>> begin PROVIDED MATERIAL

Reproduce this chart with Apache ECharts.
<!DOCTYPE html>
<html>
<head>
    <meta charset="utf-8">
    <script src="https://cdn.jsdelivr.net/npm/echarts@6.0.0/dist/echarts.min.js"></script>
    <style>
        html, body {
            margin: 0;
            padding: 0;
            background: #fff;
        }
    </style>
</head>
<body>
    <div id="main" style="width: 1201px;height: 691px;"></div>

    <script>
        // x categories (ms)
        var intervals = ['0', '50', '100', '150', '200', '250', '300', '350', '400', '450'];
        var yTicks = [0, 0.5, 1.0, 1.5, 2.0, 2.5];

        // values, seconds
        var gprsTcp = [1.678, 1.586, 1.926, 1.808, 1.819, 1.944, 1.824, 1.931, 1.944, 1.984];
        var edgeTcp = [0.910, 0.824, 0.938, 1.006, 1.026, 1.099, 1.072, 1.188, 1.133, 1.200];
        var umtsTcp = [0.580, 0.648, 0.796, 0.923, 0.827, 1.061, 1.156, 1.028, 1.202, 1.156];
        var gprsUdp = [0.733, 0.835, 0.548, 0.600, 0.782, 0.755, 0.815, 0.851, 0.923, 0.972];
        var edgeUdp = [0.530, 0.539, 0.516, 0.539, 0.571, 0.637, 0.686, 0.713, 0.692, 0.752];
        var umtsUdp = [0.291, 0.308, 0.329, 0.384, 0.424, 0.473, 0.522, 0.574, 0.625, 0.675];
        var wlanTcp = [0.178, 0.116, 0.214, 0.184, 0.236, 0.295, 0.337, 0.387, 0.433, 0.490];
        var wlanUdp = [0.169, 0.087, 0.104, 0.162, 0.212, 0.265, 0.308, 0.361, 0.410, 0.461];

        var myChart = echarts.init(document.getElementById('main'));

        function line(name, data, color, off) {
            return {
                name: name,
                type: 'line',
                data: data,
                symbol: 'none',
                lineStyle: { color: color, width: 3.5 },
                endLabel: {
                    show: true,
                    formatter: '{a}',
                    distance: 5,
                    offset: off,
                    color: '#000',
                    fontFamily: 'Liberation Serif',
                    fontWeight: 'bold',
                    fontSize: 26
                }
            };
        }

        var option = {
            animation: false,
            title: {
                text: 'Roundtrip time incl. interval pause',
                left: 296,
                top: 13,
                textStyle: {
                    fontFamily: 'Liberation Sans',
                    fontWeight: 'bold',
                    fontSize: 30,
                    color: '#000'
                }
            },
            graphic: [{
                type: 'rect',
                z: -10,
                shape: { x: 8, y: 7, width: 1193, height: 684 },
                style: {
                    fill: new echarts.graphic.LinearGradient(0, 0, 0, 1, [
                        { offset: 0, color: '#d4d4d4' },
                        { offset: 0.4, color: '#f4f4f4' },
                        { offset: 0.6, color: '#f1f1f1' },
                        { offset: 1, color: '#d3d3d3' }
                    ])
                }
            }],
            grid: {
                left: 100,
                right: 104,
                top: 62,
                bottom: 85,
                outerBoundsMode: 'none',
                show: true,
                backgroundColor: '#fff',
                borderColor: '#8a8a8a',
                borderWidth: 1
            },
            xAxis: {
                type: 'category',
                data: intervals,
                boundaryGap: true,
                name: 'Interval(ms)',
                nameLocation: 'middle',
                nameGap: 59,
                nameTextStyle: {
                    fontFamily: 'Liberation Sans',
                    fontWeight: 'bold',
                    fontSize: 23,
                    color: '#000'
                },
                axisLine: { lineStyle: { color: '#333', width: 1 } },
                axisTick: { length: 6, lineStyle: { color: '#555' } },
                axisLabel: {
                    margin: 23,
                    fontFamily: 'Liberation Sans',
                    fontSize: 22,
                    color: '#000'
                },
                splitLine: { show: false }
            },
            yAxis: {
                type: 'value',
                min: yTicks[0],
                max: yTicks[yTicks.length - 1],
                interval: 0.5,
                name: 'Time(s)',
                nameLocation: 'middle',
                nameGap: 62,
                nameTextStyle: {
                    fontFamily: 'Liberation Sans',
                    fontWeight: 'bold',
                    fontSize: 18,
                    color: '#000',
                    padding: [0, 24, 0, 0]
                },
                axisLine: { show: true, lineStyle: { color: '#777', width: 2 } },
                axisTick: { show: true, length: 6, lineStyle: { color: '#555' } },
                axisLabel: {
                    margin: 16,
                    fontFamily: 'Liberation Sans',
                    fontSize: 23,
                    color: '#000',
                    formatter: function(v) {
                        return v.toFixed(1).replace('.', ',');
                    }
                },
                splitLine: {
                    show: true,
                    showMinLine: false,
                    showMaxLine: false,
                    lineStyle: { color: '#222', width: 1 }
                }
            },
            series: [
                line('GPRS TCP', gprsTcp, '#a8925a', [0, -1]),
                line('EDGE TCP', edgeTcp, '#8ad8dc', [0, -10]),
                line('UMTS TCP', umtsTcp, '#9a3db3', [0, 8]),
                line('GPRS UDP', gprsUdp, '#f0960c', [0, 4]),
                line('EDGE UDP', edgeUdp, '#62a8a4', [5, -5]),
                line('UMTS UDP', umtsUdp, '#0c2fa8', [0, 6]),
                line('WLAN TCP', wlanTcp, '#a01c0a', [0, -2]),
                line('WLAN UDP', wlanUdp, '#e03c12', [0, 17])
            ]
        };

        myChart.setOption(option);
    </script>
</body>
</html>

>> end PROVIDED MATERIAL
>> begin PROVIDED MATERIAL

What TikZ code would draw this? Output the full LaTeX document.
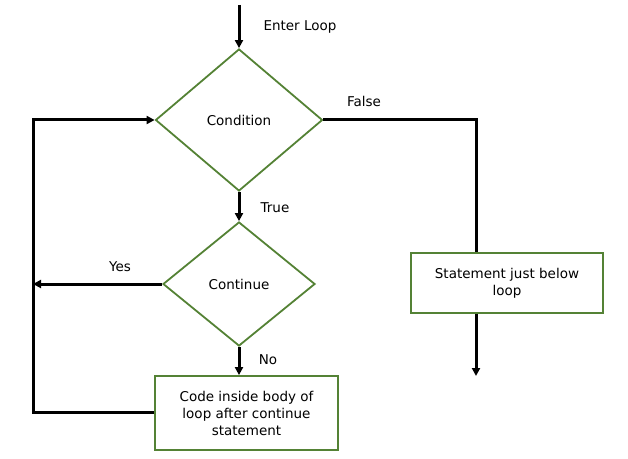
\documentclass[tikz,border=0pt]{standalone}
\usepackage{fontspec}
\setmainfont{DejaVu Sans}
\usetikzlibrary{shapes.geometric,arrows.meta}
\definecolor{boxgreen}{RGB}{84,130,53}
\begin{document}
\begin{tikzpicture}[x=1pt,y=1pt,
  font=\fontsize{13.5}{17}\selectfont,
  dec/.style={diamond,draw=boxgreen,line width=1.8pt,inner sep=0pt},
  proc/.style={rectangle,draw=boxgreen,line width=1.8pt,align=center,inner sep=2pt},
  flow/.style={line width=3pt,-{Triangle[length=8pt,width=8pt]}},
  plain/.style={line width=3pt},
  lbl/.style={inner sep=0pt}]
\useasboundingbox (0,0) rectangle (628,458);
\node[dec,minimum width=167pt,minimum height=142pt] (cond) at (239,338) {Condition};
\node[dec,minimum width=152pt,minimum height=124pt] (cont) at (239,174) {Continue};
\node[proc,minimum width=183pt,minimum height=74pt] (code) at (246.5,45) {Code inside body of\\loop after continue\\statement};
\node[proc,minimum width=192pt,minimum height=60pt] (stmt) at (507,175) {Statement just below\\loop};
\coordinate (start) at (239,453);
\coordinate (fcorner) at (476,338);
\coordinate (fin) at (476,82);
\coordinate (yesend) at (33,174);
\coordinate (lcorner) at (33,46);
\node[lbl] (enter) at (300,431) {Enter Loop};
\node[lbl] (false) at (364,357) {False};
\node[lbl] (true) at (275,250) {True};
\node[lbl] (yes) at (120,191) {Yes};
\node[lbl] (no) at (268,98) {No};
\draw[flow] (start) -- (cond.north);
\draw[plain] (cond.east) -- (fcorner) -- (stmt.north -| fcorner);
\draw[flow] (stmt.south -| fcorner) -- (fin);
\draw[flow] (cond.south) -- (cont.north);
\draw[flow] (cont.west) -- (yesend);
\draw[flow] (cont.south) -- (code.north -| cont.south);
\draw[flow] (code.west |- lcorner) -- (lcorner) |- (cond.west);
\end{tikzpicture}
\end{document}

>> end PROVIDED MATERIAL
>> begin PROVIDED MATERIAL

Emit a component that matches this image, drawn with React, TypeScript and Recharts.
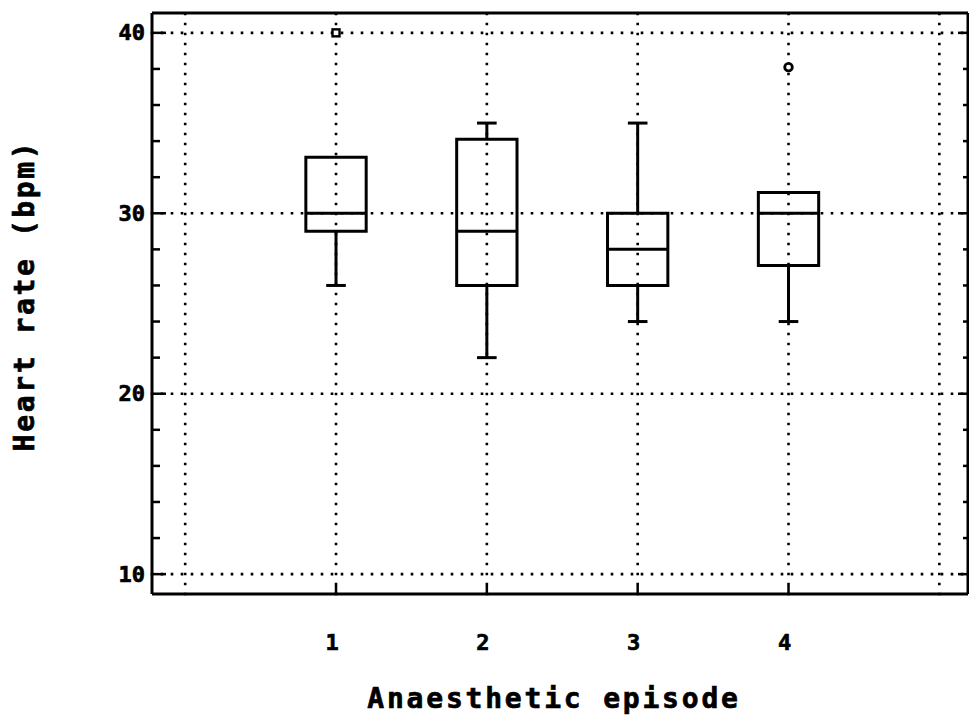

>> end PROVIDED MATERIAL

:: TASK PROMPT ::
Every line that holds the string "this" should be returned.

:: RESULT BELOW ::
Reproduce this chart with Apache ECharts.
What TikZ code would draw this? Output the full LaTeX document.
Emit a component that matches this image, drawn with React, TypeScript and Recharts.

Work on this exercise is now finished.